China warned the Association of South East Asian Nations (ASEAN) to avoid discussions on the territorial tensions in the South China Sea at the meeting between foreign ministers from the 10-member nations and their Chinese counterpart Wednesday.
Seeking to resolve the territorial tensions in the South China Sea, the ASEAN had earlier hammered out the key elements of a code of conduct in the region which has been at the heart of recent maritime confrontations between China, a member of the ASEAN Plus Three (APT) forum and the other nations in the Pacific.
ASEAN was all set to seek China's agreement on the newly adopted set of rules to ensure discipline in the resource-rich region of the South China Sea.
The U.S. Secretary of State Hillary Clinton will meet the Chinese Foreign Minister Yang Jiechi in Phnom Penh for the ASEAN Regional Forum (ARF) meeting this week along with delegates from the other 25 invited nations to reach a resolution to end the geopolitical tension in the region.
China rejected Clinton's call by issuing the new caveat. Clinton had earlier asked China and the ASEAN nations to resolve their disputes without coercion, without intimidation, without threats and without conflict.
The ASEAN meetings are not an appropriate venue for discussing the South China Sea, Chinese Foreign Ministry spokesman Liu Weimin said Tuesday, answering questions on U.S. concerns over the South China Sea dispute, according to a Bloomberg report. Intentional stirring up of the issue is ignoring the nations striving for development, intentionally kidnapping the relationship between China and ASEAN.
Beijing does not want the peace process in the South China Sea to be disturbed, said Liu, adding that China has always supported the building of the ASEAN community... We hope the foreign ministers' meeting at the ASEAN Regional Forum can produce positive outcomes, the China Daily reported.
China's Foreign Ministry had earlier said that the country was willing to discuss the code of conduct. When conditions are ripe, China would like to discuss with ASEAN countries the formulation of the COC (code of conduct), said Liu on Monday, as reported by the BBC.
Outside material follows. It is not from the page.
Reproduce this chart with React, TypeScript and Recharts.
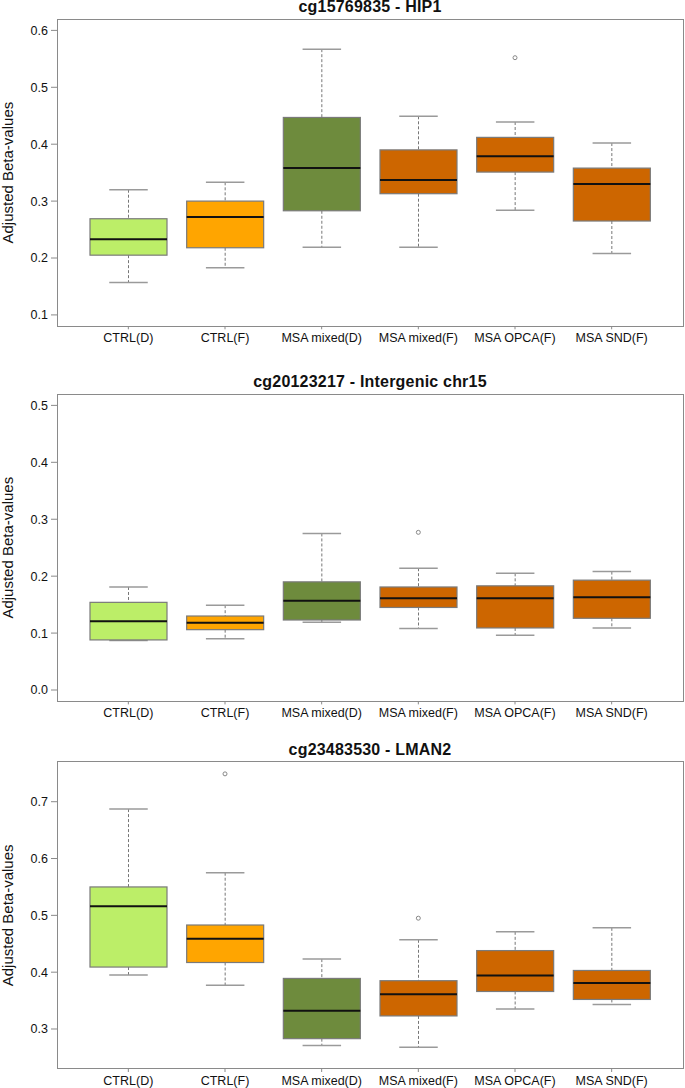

China's growing maritime influence in the region has neighboring nations, including Brunei, Malaysia, Vietnam and Taiwan, worried over territorial confrontations. Beijing lays claim to almost the entire South China Sea, including what is recognized by the U.N. as the Exclusive Economic Zone of other neighbors, according to reports.
The Philippines, which was involved in a tug-of-war with China recently over the ownership of the Scarborough Shoal, has been seeking ASEAN's support in pressurizing Beijing to accept the code of conduct.
Although China, Taiwan, Vietnam and the Philippines have long been involved in the South China Sea dispute, the recent standoff was triggered on April 10 when two Chinese ships thwarted the Philippines's effort to arrest several Chinese fishermen accused of illegally entering and poaching near the Scarborough area.
Recent military drills, involving nearly 7,000 U.S. and Philippine forces, intensified the standoff which led to a top military publication in China warning that the U.S. may be risking an armed confrontation by undertaking joint military drills with the Philippines.